I like the term Proof Profile and I don't see any confusion, but maybe just some clarifying ideas here:
It is similar to the same kind of bar that needs to be reached for a successful Profile of the Week. A Proof Profile is accurate, well-sourced, complete, and adheres to WikiTree style guidelines. It is easy to read, has a nice picture, maybe a good document or two. Family connections are all in order. Additionally, it must be in Open profile territory, or at least a highly notable person if less than 200 years old. It has a large number of people interested in it, either as descendants or otherwise.
On great work done by non-family members, that is exactly why the Proof Profile cannot be at the mercy of the editors from the Trusted List. Those members are often merely very random people, perhaps somebody adopted it at one time, and now all their family members are on the Trusted List.
So there needs to be some other desginated team to manage the Proof Profile.
That said, I am now seeing a problem in that there are not enough proper team members to go around, on all the candidate profiles.
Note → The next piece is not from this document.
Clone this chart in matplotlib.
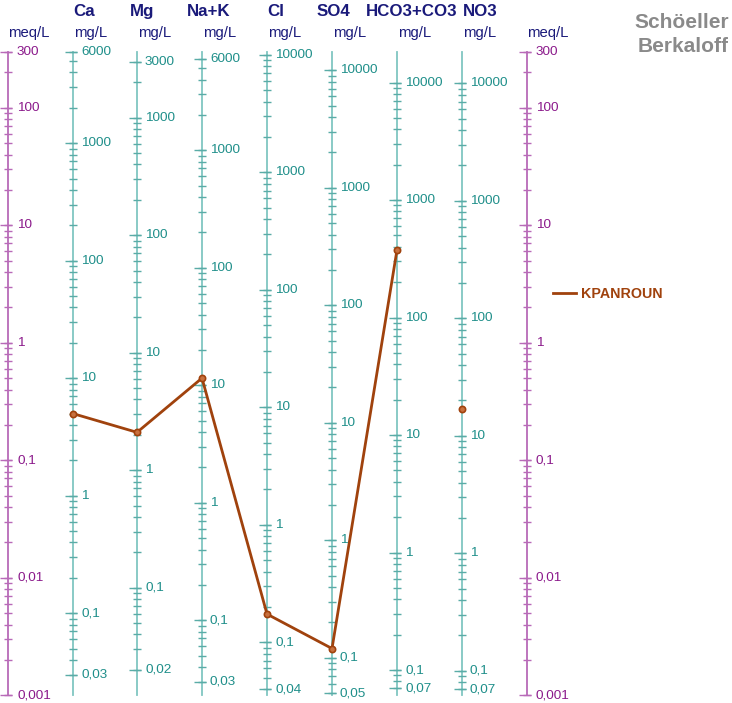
"""Schoeller-Berkaloff diagram for one water sample."""

import matplotlib

matplotlib.use("Agg")
import matplotlib.pyplot as plt
import numpy as np

plt.rcParams["font.family"] = ["Liberation Sans", "DejaVu Sans"]

# species shown on the diagram, with equivalent weights (mg per meq)
species = ["Ca", "Mg", "Na+K", "Cl", "SO4", "HCO3+CO3", "NO3"]
eq_weight = [20.04, 12.15, 22.99, 35.45, 48.03, 61.02, 62.0]

# labelled values on each mg/L axis
mg_labels = [
    [6000, 1000, 100, 10, 1, 0.1, 0.03],
    [3000, 1000, 100, 10, 1, 0.1, 0.02],
    [6000, 1000, 100, 10, 1, 0.1, 0.03],
    [10000, 1000, 100, 10, 1, 0.1, 0.04],
    [10000, 1000, 100, 10, 1, 0.1, 0.05],
    [10000, 1000, 100, 10, 1, 0.1, 0.07],
    [10000, 1000, 100, 10, 1, 0.1, 0.07],
]
meq_labels = [300, 100, 10, 1, 0.1, 0.01, 0.001]

# sample (mg/L)
sample_name = "KPANROUN"
sample_mg = [5.0, 2.1, 11.5, 0.174, 0.12, 376, 16.8]

MEQ_MIN, MEQ_MAX = 0.001, 300

# layout (pixels)
W, H = 732, 703
col_x = [73, 137, 202, 267, 332, 397, 462]
meq_x = [8, 527]
head_x = [73, 130, 187, 267, 317, 366, 463]
TOP_PX, DECADE_PX = 51.7, 117.5

TEAL = "#1f8f8a"
TEAL_AX = "#80c6c2"
TEAL_TK = "#5aaca7"
PURPLE = "#8b1a8b"
PURPLE_AX = "#b86ab8"
NAVY = "#1a1a7a"
BROWN = "#a0420d"


def fmt(v):
    s = f"{v:g}"
    return s.replace(".", ",")


def y_of_px(p):
    return 10 ** (np.log10(MEQ_MAX) - (p - TOP_PX) / DECADE_PX)


def minor_values(lo, hi):
    vals = []
    for k in range(-4, 6):
        for m in range(1, 10):
            v = m * 10.0**k
            if lo * (1 - 1e-9) <= v <= hi * (1 + 1e-9):
                vals.append(v)
    return vals


fig = plt.figure(figsize=(W / 100, H / 100), dpi=100)
ax = fig.add_axes([0, 0, 1, 1])
ax.set_xlim(0, W)
ax.set_yscale("log")
ax.set_ylim(y_of_px(H), y_of_px(0))
ax.axis("off")

# meq/L axes on both sides
for x in meq_x:
    ax.plot([x, x], [MEQ_MIN, MEQ_MAX], color=PURPLE_AX, lw=1.3)
    ticks = minor_values(MEQ_MIN, MEQ_MAX)
    ax.hlines(ticks, x - 4, x + 4, color=PURPLE_AX, lw=1)
    ax.hlines(meq_labels, x - 8, x + 4, color=PURPLE_AX, lw=1)
    for v in meq_labels:
        ax.text(x + 9, v, fmt(v), color=PURPLE, fontsize=9.7, va="center", ha="left")
    ax.text(x, y_of_px(33.5), "meq/L", color=NAVY, fontsize=10.7, va="center", ha="left")

# mg/L axes, one per species
for name, w, x, hx, labels in zip(species, eq_weight, col_x, head_x, mg_labels):
    ax.plot([x, x], [MEQ_MIN, MEQ_MAX], color=TEAL_AX, lw=1.3)
    ticks = [v / w for v in minor_values(MEQ_MIN * w, MEQ_MAX * w)]
    ax.hlines(ticks, x - 4, x + 4, color=TEAL_TK, lw=1)
    ax.hlines([v / w for v in labels], x - 8, x + 4, color=TEAL_TK, lw=1)
    for v in labels:
        ax.text(x + 8, v / w, fmt(v), color=TEAL, fontsize=9.7, va="center", ha="left")
    ax.text(hx, y_of_px(11.5), name, color=NAVY, fontsize=12.2, fontweight="bold",
            va="center", ha="left")
    ax.text(x + 1, y_of_px(33.5), "mg/L", color=NAVY, fontsize=10.7, va="center", ha="left")

# sample line (cations + anions), NO3 shown as a single point
sample_meq = [m / w for m, w in zip(sample_mg, eq_weight)]
ax.plot(col_x[:6], sample_meq[:6], color=BROWN, lw=2, marker="o", ms=4.5,
        mfc="#c8713f", mec=BROWN, mew=1.2, label=sample_name)
ax.plot(col_x[6], sample_meq[6], color=BROWN, marker="o", ms=4.5,
        mfc="#c8713f", mec=BROWN, mew=1.2, ls="none")

ax.legend(loc="upper left", bbox_to_anchor=(540 / W, 1 - 274 / H), frameon=False,
          handlelength=1.6, handletextpad=0.4, markerscale=0,
          prop={"weight": "bold", "size": 10.3}, labelcolor=BROWN)

ax.text(729, y_of_px(23), "Schöeller", color="#8a8a8a", fontsize=15,
        fontweight="bold", ha="right", va="center")
ax.text(729, y_of_px(46), "Berkaloff", color="#8a8a8a", fontsize=15,
        fontweight="bold", ha="right", va="center")

fig.savefig("out.png", dpi=100)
They cannot simply be added to the existing Trusted List, because it will grow their own Watchlist too far for comfort.
So here is another thought for a solution. Lock down every Proof Profile. The Trusted List can stay, and does not need permission to add new people. A person can simply *join* any Proof Profile Trusted List.
That way they get to have their ancestor in their Watchlist. But they cannot do any edits at all.
No Proof Profile will have any designated Manager at all. Any current Managers will simply be dropped down to the Trusted List.
Any edits or new information or sources will simply be presented from the Proof Profile to G2G. People who are interested can follow the surname, or tag, or whatever. There can be a proof_profile tag, for instance.
If a change really needs to be made to the profile, then any three interested people can join a temporary Proof Manager team to implement the change. If less than three people join, then no change is allowed. But as soon as the third person joins, then any one of those three can manage the change. This is similar to a Robert's Rules of Order procedure, in which somebody makes a motion, and the motion gets seconded, and in this case thirded, and is so passed.
The change must be only the one that the community agrees to in the G2G. there is major disagreement, then joining the list to push the change through would be a clear violation, subject to member sanction.
The Proof Manager team expires after one day.
Mergiing would have to be different for a Proof profile. Any merge attempt would be incapable of completion.
This is very similar to what exists now on merges with Private profiles. I have merge proposals that sit there for years, uncompleted, because the manager is absent.
This would have the benefit that no change needs to be made. Exept that the 30-day default will not apply, which is exactly how it works on any Private merge proposal. An existing exception is that a sysop can complete the merge.
Another benefit is that that merge proposal will allow a comparison view, just as it does now. So people will be able to clean up and match and merge descendants, just like always. But the Proof Profiles does not need to be poluuted in the process.
The only extra technical requirement would be to prevent any disconnects of any existing children, in the event of a merge.of the children. We don't want children to be drawn away from a Proof Profile, and into a new attachment as child of the non-Proof parent.
In this scheme, we could stack up a dozen duplicates on a profile, and then only have to clear them all in a single shot on the Proof Profile every year or so. Openi it up once a year through G2 to the ad-hoc team, for one day. Merge the dupes all at once, without changing any data. All duplicate bios and such would just get wiped. And then the children would be all neatly lined up for merge, or would be already merged.
Trusted List would continue to grow, which would be no problem at atl. And then people could follow their own Trusted List Proof ancestors in G2G, and so be aware when anything is up for debate. If they want to participate in the agreed change, then they are free to join the ad-hoc Proof Manager team for the day.
People would be free to contribute and participate as always, on everything. The only difference is that any direct change on a Proof Proifle would be impossible, in the absence of full consensus beforehand in G2G. If they cannot reach consensus there, then they would simply need to do a better job of presenting their case to the community, as to why the change would be proper.
To lessen arguments and such, researchers need to build related free-space pages, which would explain why certain popular widely accepted myths are disproven. Sources would be clear. It would be easy to repeatedly reference the free-space page section, which can also be linked directly in the profile bio. This would be collaboration at its best.